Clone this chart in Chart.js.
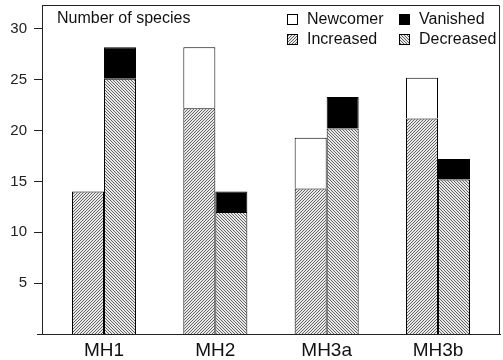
<!DOCTYPE html>
<html>
<head>
<meta charset="utf-8">
<script src="https://cdn.jsdelivr.net/npm/chart.js@4"></script>
<style>
  html, body { margin: 0; padding: 0; background: #fff; }
  #wrap { width: 503px; height: 360px; }
</style>
</head>
<body>
<div id="wrap"><canvas id="chart" width="503" height="360"></canvas></div>
<script>
// values
const sites = ['MH1', 'MH2', 'MH3a', 'MH3b'];
const increased = [14, 22.2, 14.3, 21.2];
const newcomer = [0, 6, 5, 4];
const decreased = [25.1, 12, 20.2, 15.2];
const vanished = [3.1, 2, 3.1, 2];
const yTicks = [5, 10, 15, 20, 25, 30];

const FONT = "'Liberation Sans', Arial, Helvetica, sans-serif";

// small diagonal hatch fills
function hatch(dir) {
  const n = 3;
  const c = document.createElement('canvas');
  c.width = n; c.height = n;
  const g = c.getContext('2d');
  g.fillStyle = '#e8e8e8';
  g.fillRect(0, 0, n, n);
  g.fillStyle = '#666';
  for (let i = 0; i < n; i++) {
    g.fillRect(i, dir === '/' ? n - 1 - i : i, 1, 1);
  }
  return g.createPattern(c, 'repeat');
}
const incFill = hatch('/');
const decFill = hatch('\\');

const pts = arr => arr.map((v, i) => ({ x: i, y: v }));

// legend + inner label + frame
const extras = {
  id: 'extras',
  afterDraw(chart) {
    const { ctx, chartArea: a } = chart;
    ctx.save();
    ctx.strokeStyle = '#222';
    ctx.lineWidth = 1;
    ctx.beginPath();
    ctx.moveTo(a.left, a.top + 0.5);
    ctx.lineTo(a.right - 0.5, a.top + 0.5);
    ctx.lineTo(a.right - 0.5, a.bottom);
    ctx.moveTo(a.left - 5, a.bottom + 0.5);
    ctx.lineTo(a.left, a.bottom + 0.5);
    ctx.stroke();

    ctx.fillStyle = '#111';
    ctx.font = '16px ' + FONT;
    ctx.textBaseline = 'middle';
    ctx.textAlign = 'left';
    ctx.fillText('Number of species', a.left + 15, 19);

    const items = [
      ['Newcomer', '#fff', 287, 20],
      ['Vanished', '#000', 399, 20],
      ['Increased', incFill, 287, 40],
      ['Decreased', decFill, 399, 40]
    ];
    items.forEach(([label, fill, x, y]) => {
      ctx.fillStyle = fill;
      ctx.fillRect(x + 0.5, y - 5.5, 10, 10);
      ctx.strokeStyle = '#000';
      ctx.strokeRect(x + 0.5, y - 5.5, 10, 10);
      ctx.fillStyle = '#111';
      ctx.fillText(label, x + 20, y);
    });
    ctx.restore();
  }
};

new Chart(document.getElementById('chart'), {
  type: 'bar',
  data: {
    datasets: [
      { label: 'Increased', data: pts(increased), stack: 'gain', backgroundColor: incFill },
      { label: 'Newcomer', data: pts(newcomer), stack: 'gain', backgroundColor: '#fff' },
      { label: 'Decreased', data: pts(decreased), stack: 'loss', backgroundColor: decFill },
      { label: 'Vanished', data: pts(vanished), stack: 'loss', backgroundColor: '#000' }
    ]
  },
  options: {
    responsive: false,
    animation: false,
    layout: { padding: { top: 5, right: 3, left: 0, bottom: 0 } },
    datasets: {
      bar: {
        borderColor: '#000',
        borderWidth: 1,
        borderSkipped: 'start',
        categoryPercentage: 0.575,
        barPercentage: 1.0
      }
    },
    plugins: { legend: { display: false }, tooltip: { enabled: false } },
    scales: {
      x: {
        type: 'linear',
        stacked: true,
        offset: false,
        min: -0.557,
        max: 3.557,
        grid: { display: false, drawTicks: false },
        border: { display: true, color: '#222', width: 1 },
        afterBuildTicks: s => { s.ticks = sites.map((_, i) => ({ value: i })); },
        afterFit: s => { s.height = 26; s.paddingLeft = 0; s.paddingRight = 0; },
        ticks: {
          autoSkip: false,
          maxRotation: 0,
          padding: 5,
          color: '#111',
          font: { family: FONT, size: 19 },
          callback: v => sites[v]
        }
      },
      y: {
        stacked: true,
        min: 0,
        max: 32.35,
        grid: { drawOnChartArea: false, drawTicks: true, tickLength: 8, color: '#222' },
        border: { display: true, color: '#222', width: 1 },
        afterBuildTicks: s => { s.ticks = yTicks.map(v => ({ value: v })); },
        afterFit: s => { s.width = 42; s.paddingTop = 0; s.paddingBottom = 0; },
        ticks: {
          padding: 7,
          color: '#222',
          font: { family: FONT, size: 15 }
        }
      }
    }
  },
  plugins: [extras]
});
</script>
</body>
</html>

▶ _Task description_:
Copy the data exactly. Any picture it contains is to be omitted.

▶ _Result for this exercise_:
Clone this chart in Chart.js.
<!DOCTYPE html>
<html>
<head>
<meta charset="utf-8">
<script src="https://cdn.jsdelivr.net/npm/chart.js@4"></script>
<style>
  html, body { margin: 0; padding: 0; background: #fff; }
  #wrap { width: 503px; height: 360px; }
</style>
</head>
<body>
<div id="wrap"><canvas id="chart" width="503" height="360"></canvas></div>
<script>
// values
const sites = ['MH1', 'MH2', 'MH3a', 'MH3b'];
const increased = [14, 22.2, 14.3, 21.2];
const newcomer = [0, 6, 5, 4];
const decreased = [25.1, 12, 20.2, 15.2];
const vanished = [3.1, 2, 3.1, 2];
const yTicks = [5, 10, 15, 20, 25, 30];

const FONT = "'Liberation Sans', Arial, Helvetica, sans-serif";

// small diagonal hatch fills
function hatch(dir) {
  const n = 3;
  const c = document.createElement('canvas');
  c.width = n; c.height = n;
  const g = c.getContext('2d');
  g.fillStyle = '#e8e8e8';
  g.fillRect(0, 0, n, n);
  g.fillStyle = '#666';
  for (let i = 0; i < n; i++) {
    g.fillRect(i, dir === '/' ? n - 1 - i : i, 1, 1);
  }
  return g.createPattern(c, 'repeat');
}
const incFill = hatch('/');
const decFill = hatch('\\');

const pts = arr => arr.map((v, i) => ({ x: i, y: v }));

// legend + inner label + frame
const extras = {
  id: 'extras',
  afterDraw(chart) {
    const { ctx, chartArea: a } = chart;
    ctx.save();
    ctx.strokeStyle = '#222';
    ctx.lineWidth = 1;
    ctx.beginPath();
    ctx.moveTo(a.left, a.top + 0.5);
    ctx.lineTo(a.right - 0.5, a.top + 0.5);
    ctx.lineTo(a.right - 0.5, a.bottom);
    ctx.moveTo(a.left - 5, a.bottom + 0.5);
    ctx.lineTo(a.left, a.bottom + 0.5);
    ctx.stroke();

    ctx.fillStyle = '#111';
    ctx.font = '16px ' + FONT;
    ctx.textBaseline = 'middle';
    ctx.textAlign = 'left';
    ctx.fillText('Number of species', a.left + 15, 19);

    const items = [
      ['Newcomer', '#fff', 287, 20],
      ['Vanished', '#000', 399, 20],
      ['Increased', incFill, 287, 40],
      ['Decreased', decFill, 399, 40]
    ];
    items.forEach(([label, fill, x, y]) => {
      ctx.fillStyle = fill;
      ctx.fillRect(x + 0.5, y - 5.5, 10, 10);
      ctx.strokeStyle = '#000';
      ctx.strokeRect(x + 0.5, y - 5.5, 10, 10);
      ctx.fillStyle = '#111';
      ctx.fillText(label, x + 20, y);
    });
    ctx.restore();
  }
};

new Chart(document.getElementById('chart'), {
  type: 'bar',
  data: {
    datasets: [
      { label: 'Increased', data: pts(increased), stack: 'gain', backgroundColor: incFill },
      { label: 'Newcomer', data: pts(newcomer), stack: 'gain', backgroundColor: '#fff' },
      { label: 'Decreased', data: pts(decreased), stack: 'loss', backgroundColor: decFill },
      { label: 'Vanished', data: pts(vanished), stack: 'loss', backgroundColor: '#000' }
    ]
  },
  options: {
    responsive: false,
    animation: false,
    layout: { padding: { top: 5, right: 3, left: 0, bottom: 0 } },
    datasets: {
      bar: {
        borderColor: '#000',
        borderWidth: 1,
        borderSkipped: 'start',
        categoryPercentage: 0.575,
        barPercentage: 1.0
      }
    },
    plugins: { legend: { display: false }, tooltip: { enabled: false } },
    scales: {
      x: {
        type: 'linear',
        stacked: true,
        offset: false,
        min: -0.557,
        max: 3.557,
        grid: { display: false, drawTicks: false },
        border: { display: true, color: '#222', width: 1 },
        afterBuildTicks: s => { s.ticks = sites.map((_, i) => ({ value: i })); },
        afterFit: s => { s.height = 26; s.paddingLeft = 0; s.paddingRight = 0; },
        ticks: {
          autoSkip: false,
          maxRotation: 0,
          padding: 5,
          color: '#111',
          font: { family: FONT, size: 19 },
          callback: v => sites[v]
        }
      },
      y: {
        stacked: true,
        min: 0,
        max: 32.35,
        grid: { drawOnChartArea: false, drawTicks: true, tickLength: 8, color: '#222' },
        border: { display: true, color: '#222', width: 1 },
        afterBuildTicks: s => { s.ticks = yTicks.map(v => ({ value: v })); },
        afterFit: s => { s.width = 42; s.paddingTop = 0; s.paddingBottom = 0; },
        ticks: {
          padding: 7,
          color: '#222',
          font: { family: FONT, size: 15 }
        }
      }
    }
  },
  plugins: [extras]
});
</script>
</body>
</html>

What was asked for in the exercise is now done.